Par ailleurs, il est important de rappeler que la perspective de la CAN en 2025 est une occasion parfaite pour mettre en pratique cette philosophie de réussite en dynamisant notre trafic aérien. L’échéance 2025 nous donne l’opportunité de lancer de grands projet d’infrastructures aéroportuaires et de relancer les aérodromes régionaux existants. Il est loisible d’améliorer les services, la ponctualité et mettre en place toutes les actions capables de valoriser l’expérience des visiteurs, et ainsi de contribuer au rayonnement de la Guinée. Le supporter sénégalais ou ivoirien qui souhaite soutenir son équipe, est peut-être aussi, un touriste ou un homme d’affaire. A nous de le convaincre de revenir dans notre pays.
Vous avez l’expérience et la barbe blanche…mais on sent chez vous un enthousiasme intact.

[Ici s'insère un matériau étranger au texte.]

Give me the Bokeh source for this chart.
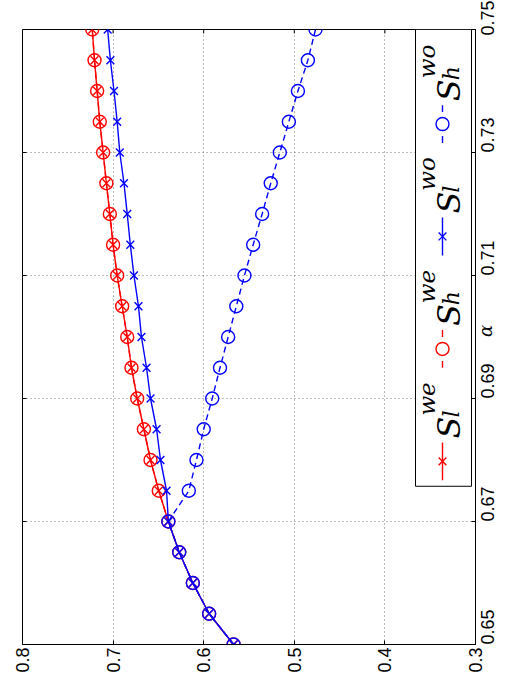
import math
from bokeh.plotting import figure
from bokeh.models import Range1d, FixedTicker, Label
from bokeh.embed import file_html
from bokeh.resources import INLINE

# ---------------- data ----------------
alpha = [0.650, 0.655, 0.660, 0.665, 0.670, 0.675, 0.680, 0.685, 0.690, 0.695,
         0.700, 0.705, 0.710, 0.715, 0.720, 0.725, 0.730, 0.735, 0.740, 0.745, 0.750]

s_l_we = [0.567, 0.594, 0.612, 0.627, 0.639, 0.6496, 0.6587, 0.666, 0.6734, 0.6797,
          0.6844, 0.690, 0.6955, 0.700, 0.7036, 0.7074, 0.711, 0.7147, 0.7176, 0.7205, 0.723]
s_h_we = [0.567, 0.594, 0.612, 0.627, 0.639, 0.6496, 0.6587, 0.666, 0.6734, 0.6797,
          0.6844, 0.690, 0.6955, 0.700, 0.7036, 0.7074, 0.711, 0.7147, 0.7176, 0.7205, 0.723]
s_l_wo = [0.567, 0.594, 0.612, 0.627, 0.639, 0.641, 0.6477, 0.652, 0.6587, 0.6631,
          0.6687, 0.672, 0.677, 0.681, 0.6844, 0.688, 0.6926, 0.6955, 0.699, 0.703, 0.706]
s_h_wo = [0.567, 0.594, 0.612, 0.627, 0.639, 0.6164, 0.608, 0.600, 0.5906, 0.582,
          0.573, 0.564, 0.555, 0.5454, 0.5355, 0.526, 0.516, 0.506, 0.496, 0.485, 0.4766]

value_ticks = [0.3, 0.4, 0.5, 0.6, 0.7, 0.8]
alpha_ticks = [0.65, 0.67, 0.69, 0.71, 0.73, 0.75]

RED = "#ff0000"
BLUE = "#0000ff"

# canvas / frame geometry (pixels)
W, H = 511, 675
FL, FT, FW, FH = 22, 29, 453, 618
XMAX, XMIN = 0.8, 0.3
YMIN, YMAX = 0.65, 0.75

# ---------------- figure ----------------
p = figure(width=W, height=H,
           x_range=Range1d(XMAX, XMIN), y_range=Range1d(YMIN, YMAX),
           output_backend="svg", toolbar_location=None,
           y_axis_location="right",
           min_border_left=FL, min_border_top=FT,
           min_border_right=W - FL - FW, min_border_bottom=H - FT - FH)
p.background_fill_color = "white"
p.border_fill_color = "white"
p.outline_line_color = "black"
p.outline_line_width = 1

TICK_FONT = "Liberation Sans"

xa = p.xaxis[0]
xa.ticker = FixedTicker(ticks=value_ticks)
xa.major_label_orientation = math.pi / 2
xa.major_label_text_font = TICK_FONT
xa.major_label_text_font_size = "18px"
xa.major_label_text_color = "black"
xa.major_label_standoff = 3
xa.major_tick_in = 4
xa.major_tick_out = 0
xa.minor_tick_line_color = None
xa.axis_line_color = "black"

ya = p.yaxis[0]
ya.ticker = FixedTicker(ticks=alpha_ticks)
ya.major_label_orientation = math.pi / 2
ya.major_label_text_font = TICK_FONT
ya.major_label_text_font_size = "18px"
ya.major_label_text_color = "black"
ya.major_label_standoff = 12
ya.major_tick_in = 4
ya.major_tick_out = 0
ya.minor_tick_line_color = None
ya.axis_line_color = "black"
# axis label alpha, drawn in the tick-label column (between 0.71 and 0.69)
ya.axis_label = "α"
ya.axis_label_text_font = "DejaVu Serif"
ya.axis_label_text_font_style = "italic"
ya.axis_label_text_font_size = "18px"
ya.axis_label_text_color = "black"
ya.axis_label_standoff = -18
try:
    ya.axis_label_orientation = math.pi / 2
except Exception:
    pass

p.xgrid.ticker = FixedTicker(ticks=value_ticks)
p.ygrid.ticker = FixedTicker(ticks=alpha_ticks)
for g in (p.xgrid[0], p.ygrid[0]):
    g.grid_line_color = "#777777"
    g.grid_line_dash = "1 3"
    g.grid_line_width = 1

# pixel -> data helpers (picture coords, frame at FL/FT)
def vx(px):
    return XMAX - (px - FL) * (XMAX - XMIN) / FW

def ay(py):
    return YMIN + (FT + FH - py) * (YMAX - YMIN) / FH

# mirrored inward ticks on left and top edges
TL = 4
dx = TL * (XMAX - XMIN) / FW
dy = TL * (YMAX - YMIN) / FH
p.segment(x0=[XMAX] * len(alpha_ticks), y0=alpha_ticks,
          x1=[XMAX - dx] * len(alpha_ticks), y1=alpha_ticks, line_color="black", line_width=1)
p.segment(x0=value_ticks, y0=[YMAX] * len(value_ticks),
          x1=value_ticks, y1=[YMAX - dy] * len(value_ticks), line_color="black", line_width=1)

# ---------------- series ----------------
LW = 1.4
p.line(s_l_we, alpha, line_color=RED, line_width=LW)
p.scatter(s_l_we, alpha, marker="x", size=11, line_color=RED, line_width=LW)
p.line(s_h_we, alpha, line_color=RED, line_width=LW, line_dash="6 4")
p.scatter(s_h_we, alpha, marker="circle", size=13, fill_color=None, line_color=RED, line_width=LW)

p.line(s_l_wo, alpha, line_color=BLUE, line_width=LW)
p.scatter(s_l_wo, alpha, marker="x", size=11, line_color=BLUE, line_width=LW)
p.line(s_h_wo, alpha, line_color=BLUE, line_width=LW, line_dash="6 4")
p.scatter(s_h_wo, alpha, marker="circle", size=13, fill_color=None, line_color=BLUE, line_width=LW)

# ---------------- rotated legend ----------------
p.quad(left=[vx(415)], right=[vx(471)], top=[ay(29)], bottom=[ay(488)],
       fill_color="white", line_color="black", line_width=1)

leg = [
    (463, RED, "x", True, "l", "we"),
    (350, RED, "circle", False, "h", "we"),
    (237, BLUE, "x", True, "l", "wo"),
    (124, BLUE, "circle", False, "h", "wo"),
]
mx = 442
for ym, col, mk, solid, sub, sup in leg:
    if solid:
        p.line([vx(mx), vx(mx)], [ay(ym + 19), ay(ym - 19)], line_color=col, line_width=LW)
    else:
        p.line([vx(mx), vx(mx)], [ay(ym + 19), ay(ym + 12)], line_color=col, line_width=LW)
        p.line([vx(mx), vx(mx)], [ay(ym - 12), ay(ym - 19)], line_color=col, line_width=LW)
    p.scatter([vx(mx)], [ay(ym)], marker=mk, size=(11 if mk == "x" else 13),
              fill_color=None, line_color=col, line_width=LW)
    p.add_layout(Label(x=vx(448), y=ay(ym - 23), text="S", angle=math.pi / 2,
                       text_font="DejaVu Serif", text_font_style="italic",
                       text_font_size="32px", text_align="left", text_baseline="alphabetic",
                       text_color="black"))
    p.add_layout(Label(x=vx(426), y=ay(ym - 46), text=sup, angle=math.pi / 2,
                       text_font="DejaVu Serif", text_font_style="italic",
                       text_font_size="23px", text_align="left", text_baseline="alphabetic",
                       text_color="black"))
    p.add_layout(Label(x=vx(451), y=ay(ym - 44), text=sub, angle=math.pi / 2,
                       text_font="DejaVu Serif", text_font_style="italic",
                       text_font_size="22px", text_align="left", text_baseline="alphabetic",
                       text_color="black"))

open("out.html", "w").write(file_html(p, INLINE))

(Rires) Vous avez doublement raison ! Comment ne pas être enthousiaste devant le défi qui m’attend. Vous avez également raison de mentionner les années d’apprentissage et de consolidation des métiers de finances, de régulation et de gestion. La barbe blanche est un signe du temps qui passe et qu’il faut gérer efficacement. C’est donc l’occasion pour moi de lancer un appel aux jeunes qui souhaitent s’investir dans le secteur aéronautique en Guinée afin qu’ils se spécialisent dans ce domaine. La Guinée en a grandement besoin pour s’éviter une rupture générationnelle encore marquée par l’histoire de AIR GUINEE. La porte est donc ouverte aux jeunes talents, motivés, disciplinés et soucieux de contribuer au développement de notre pays.